With Semin, perhaps because of the occasionally erratic nature of his performances with the Washington Capitals, his off-ice persona and on-ice play became conflated. Some teammates criticized his effort and commitment while others commended it. He became a polarizing figure among fans, with fervent detractors and strident defenders alike.

“A lot of it’s probably due to maybe a lack of communication,” said Carolina Hurricanes defenseman Joe Corvo, who played with Semin three seasons ago in Washington. “Guys just don’t understand him because he’s not a real talkative guy, whether that’s due to him not knowing English or just the type of guy he is. When called upon, especially last year when people were questioning his dedication, in the playoffs he was diving in front of shooters and blocking shots. He’s just an electric player. He’s awesome.”

Here, with the Carolina Hurricanes, none of that matters now. It doesn’t matter if fans understand Semin, only if his teammates do. At the team dinner to open training camp, Chad LaRose sat with Semin for three hours, had him laughing so hard there were tears in his eyes.

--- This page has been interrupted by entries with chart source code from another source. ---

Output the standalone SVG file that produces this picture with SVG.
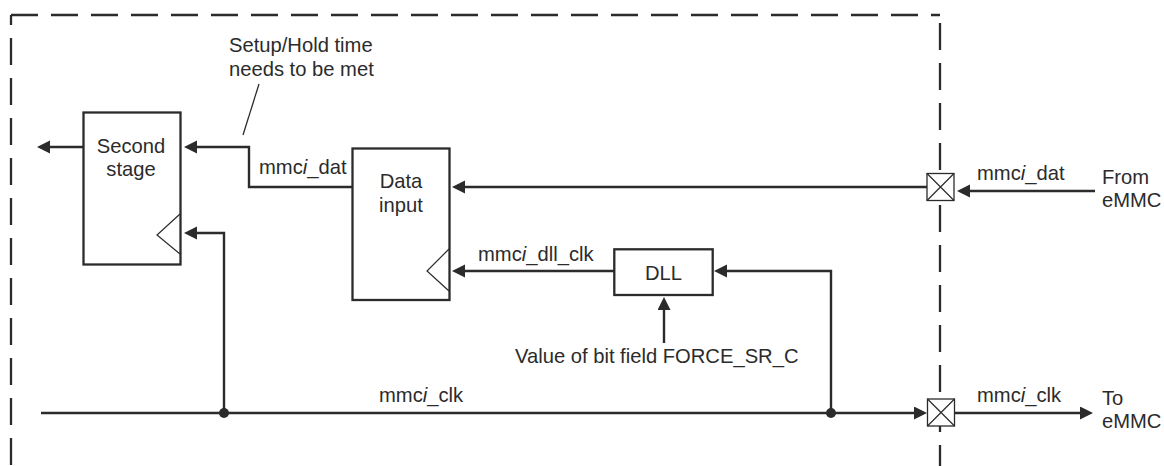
<svg xmlns="http://www.w3.org/2000/svg" width="1164" height="466" viewBox="0 0 1164 466">
<defs>
<marker id="arr" markerUnits="userSpaceOnUse" markerWidth="14" markerHeight="14" refX="1" refY="6.5" orient="auto">
<path d="M0,0 L13,6.5 L0,13 Z" fill="#2b2b2b"/>
</marker>
</defs>
<style>
text{font-family:"Liberation Sans",Arial,sans-serif;font-size:20.2px;fill:#2b2b2b}
.box{fill:#fff;stroke:#2b2b2b;stroke-width:2.3}
.clk{fill:none;stroke:#2b2b2b;stroke-width:1.2}
.a{fill:none;stroke:#2b2b2b;stroke-width:2.4;marker-end:url(#arr)}
.dash{fill:none;stroke:#2b2b2b;stroke-width:2.3;stroke-dasharray:27 13}
.pad{fill:#fff;stroke:#2b2b2b;stroke-width:1.3}
.it{font-style:italic}
</style>
<g id="boundary">
<line class="dash" x1="11" y1="15" x2="940" y2="15"/>
<line class="dash" x1="11" y1="15" x2="11" y2="470" stroke-dashoffset="17"/>
<line class="dash" x1="940" y1="15" x2="940" y2="173" stroke-dashoffset="32"/>
<line class="dash" x1="940" y1="200" x2="940" y2="470" stroke-dashoffset="35"/>
</g>
<g id="connectors">
<line class="a" x1="83" y1="147" x2="49" y2="147"/>
<path class="a" d="M352,187 H249 V147 H196"/>
<line class="a" x1="927" y1="187" x2="464" y2="187"/>
<line class="a" x1="1095" y1="191" x2="969" y2="191"/>
<line class="a" x1="41" y1="413" x2="915" y2="413"/>
<line class="a" x1="954" y1="413" x2="1081" y2="413"/>
<path class="a" d="M224,413 V233 H196"/>
<path class="a" d="M831,413 V271 H726"/>
<line class="a" x1="614" y1="271" x2="464" y2="271"/>
<line class="a" x1="664" y1="343" x2="664" y2="309"/>
<line x1="259" y1="84" x2="243" y2="135" stroke="#2b2b2b" stroke-width="1.3"/>
<circle cx="224" cy="413" r="5" fill="#2b2b2b"/>
<circle cx="831" cy="413" r="5" fill="#2b2b2b"/>
</g>
<g id="second-stage">
<rect class="box" x="83.5" y="112.5" width="97" height="152"/>
<path class="clk" d="M180,214 L157,235 L180,254"/>
<text x="131" y="153" text-anchor="middle">Second</text>
<text x="131" y="176" text-anchor="middle">stage</text>
</g>
<g id="data-input">
<rect class="box" x="352.5" y="148.5" width="97" height="151.5"/>
<path class="clk" d="M449,249 L427,271 L449,291"/>
<text x="401" y="188" text-anchor="middle">Data</text>
<text x="401" y="212" text-anchor="middle">input</text>
</g>
<g id="dll">
<rect class="box" x="614.3" y="249.3" width="98.4" height="45.7"/>
<text x="663.5" y="280" text-anchor="middle">DLL</text>
</g>
<g id="pad-dat">
<rect class="pad" x="927" y="173.5" width="27" height="27"/>
<path class="clk" d="M927,173.5 L954,200.5 M954,173.5 L927,200.5"/>
</g>
<g id="pad-clk">
<rect class="pad" x="927.5" y="399" width="27" height="27"/>
<path class="clk" d="M927.5,399 L954.5,426 M954.5,399 L927.5,426"/>
</g>
<g id="labels">
<text x="229" y="52">Setup/Hold time</text>
<text x="229" y="76">needs to be met</text>
<text x="259" y="174">mmc<tspan class="it">i</tspan>_dat</text>
<text x="478" y="261">mmc<tspan class="it">i</tspan>_dll_clk</text>
<text x="515" y="363">Value of bit field FORCE_SR_C</text>
<text x="379" y="402">mmc<tspan class="it">i</tspan>_clk</text>
<text x="977" y="180">mmc<tspan class="it">i</tspan>_dat</text>
<text x="1102" y="184">From</text>
<text x="1102" y="207">eMMC</text>
<text x="977" y="402">mmc<tspan class="it">i</tspan>_clk</text>
<text x="1102" y="405">To</text>
<text x="1102" y="428">eMMC</text>
</g>
</svg>
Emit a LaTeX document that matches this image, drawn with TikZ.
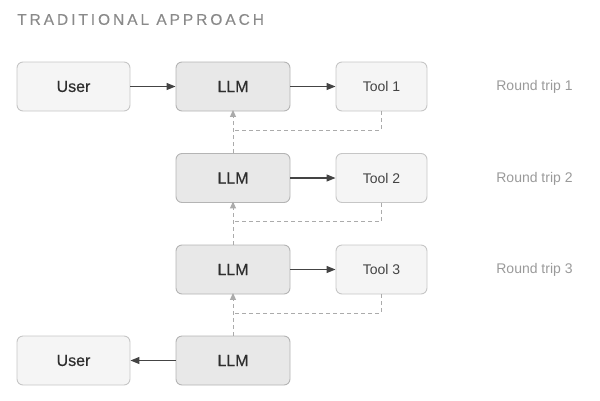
\documentclass[tikz,border=0pt]{standalone}
\usepackage{fontspec}
\setmainfont{Liberation Sans}
\newfontfamily\medfont[FakeBold=0.4]{Liberation Sans}
\newfontfamily\titlefont[LetterSpace=19,FakeBold=0.3]{Liberation Sans}
\usetikzlibrary{arrows.meta}
\definecolor{boxfill}{HTML}{F5F5F5}
\definecolor{boxline}{HTML}{C6C6C6}
\definecolor{llmfill}{HTML}{E8E8E8}
\definecolor{llmline}{HTML}{B4B4B4}
\definecolor{txt}{HTML}{2E2E2E}
\definecolor{solidarrow}{HTML}{444444}
\definecolor{dasharrow}{HTML}{ABABAB}
\definecolor{graytxt}{HTML}{9A9A9A}
\definecolor{titlegray}{HTML}{8A8A8A}
\tikzset{
  userbox/.style={draw=boxline, fill=boxfill, rounded corners=6pt, line width=0.9pt,
    minimum width=113pt, minimum height=49pt, inner sep=0pt, text=txt, font=\medfont\fontsize{16}{18}\selectfont},
  llmbox/.style={draw=llmline, fill=llmfill, rounded corners=6pt, line width=0.9pt,
    minimum width=114pt, minimum height=49pt, inner sep=0pt, text=txt, font=\medfont\fontsize{16}{18}\selectfont},
  toolbox/.style={draw=boxline, fill=boxfill, rounded corners=6pt, line width=0.9pt,
    minimum width=91pt, minimum height=49pt, inner sep=0pt, text=txt!90, font=\fontsize{14}{16}\selectfont},
  triplabel/.style={text=graytxt, font=\fontsize{14}{16}\selectfont, inner sep=0pt},
  solidconn/.style={draw=solidarrow, line width=1.2pt, -{Stealth[length=9pt,width=7pt,inset=0pt]}},
  dashconn/.style={draw=dasharrow, line width=1pt, dash pattern=on 4pt off 3pt},
  dashtip/.style={-{Stealth[length=7pt,width=6pt,inset=0pt]}}
}
\begin{document}
\begin{tikzpicture}[x=1pt,y=-1pt]
\useasboundingbox (0,0) rectangle (600,400);
\node[anchor=west, inner sep=0pt, text=titlegray, font=\titlefont\fontsize{15.5}{17}\selectfont] (title) at (17,19.5) {TRADITIONAL APPROACH};

\node[userbox] (user1) at (73.5,86.5) {User};
\node[llmbox] (llm1) at (233,86.5) {LLM};
\node[toolbox] (tool1) at (381.5,86.5) {Tool 1};
\node[triplabel] (rt1) at (534.5,87) {Round trip 1};

\node[llmbox] (llm2) at (233,178) {LLM};
\node[toolbox] (tool2) at (381.5,178) {Tool 2};
\node[triplabel] (rt2) at (534.5,179) {Round trip 2};

\node[llmbox] (llm3) at (233,269.5) {LLM};
\node[toolbox] (tool3) at (381.5,269.5) {Tool 3};
\node[triplabel] (rt3) at (534.5,270) {Round trip 3};

\node[userbox] (user2) at (73.5,360.5) {User};
\node[llmbox] (llm4) at (233,360.5) {LLM};

\draw[solidconn] (user1) -- (llm1);
\draw[solidconn] (llm1) -- (tool1);
\draw[solidconn] (llm2) -- (tool2);
\draw[solidconn] (llm3) -- (tool3);
\draw[solidconn] (llm4) -- (user2);

\coordinate (j1) at (233,130);
\coordinate (j2) at (233,221.5);
\coordinate (j3) at (233,313);

\draw[dashconn] (tool1.south) |- (j1);
\draw[dashconn] (tool2.south) |- (j2);
\draw[dashconn] (tool3.south) |- (j3);
\draw[dashconn, dashtip] (llm2.north) -- ([yshift=1.5pt]llm1.south);
\draw[dashconn, dashtip] (llm3.north) -- ([yshift=1.5pt]llm2.south);
\draw[dashconn, dashtip] (llm4.north) -- ([yshift=1.5pt]llm3.south);
\end{tikzpicture}
\end{document}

It doesn’t matter what else he does, as long as he scores goals. Semin fills a void so empty for so long on this roster, he’ll be given tremendous leeway if he can be the scoring winger Eric Staal has lacked.

There’s already nascent chemistry between the two, even before Saturday night’s opener at the Florida Panthers, as evidenced by Semin’s goal in Tuesday’s scrimmage. If nothing else, if he’s playing for the Hurricanes, he can’t play against them: In 41 career games against the Hurricanes, Semin had 27 goals and 45 points.

His agent, Todd Diamond, translating for Semin: “Obviously it would be very good if he’ll continue his results in this building.”

“Even some nights, if you don’t have it, just that threat is going to back off defenses and going to give other guys opportunities,” Staal said. “He’s one of those guys with his release and his shot, he’s going to be able to score a lot of goals in tight areas. It’s fun to be out there practicing with him and see some of that on display now.”

In Washington, Semin always played in the shadow of Alex Ovechkin, always “the other Russian” to Ovechkin’s star turn. That isn’t an issue here. The door is open for Semin to be as big of a star as he wants to be. He’ll make $4.1 million for 48 games of work, and then his contract with the Hurricanes is up. Neither side has anything to lose. If it doesn’t work out, he’ll be gone as quickly as he arrived. If it does, both sides will profit handsomely.

He doesn’t have to display the quiet dignity of Staal or the unrestrained goofiness of LaRose. He can be whoever he wants to be, as mysterious or enigmatic as he feels he needs to be.

It doesn’t matter who Alexander Semin is, as long as he scores goals. That’s all that matters here, for him and for the Hurricanes.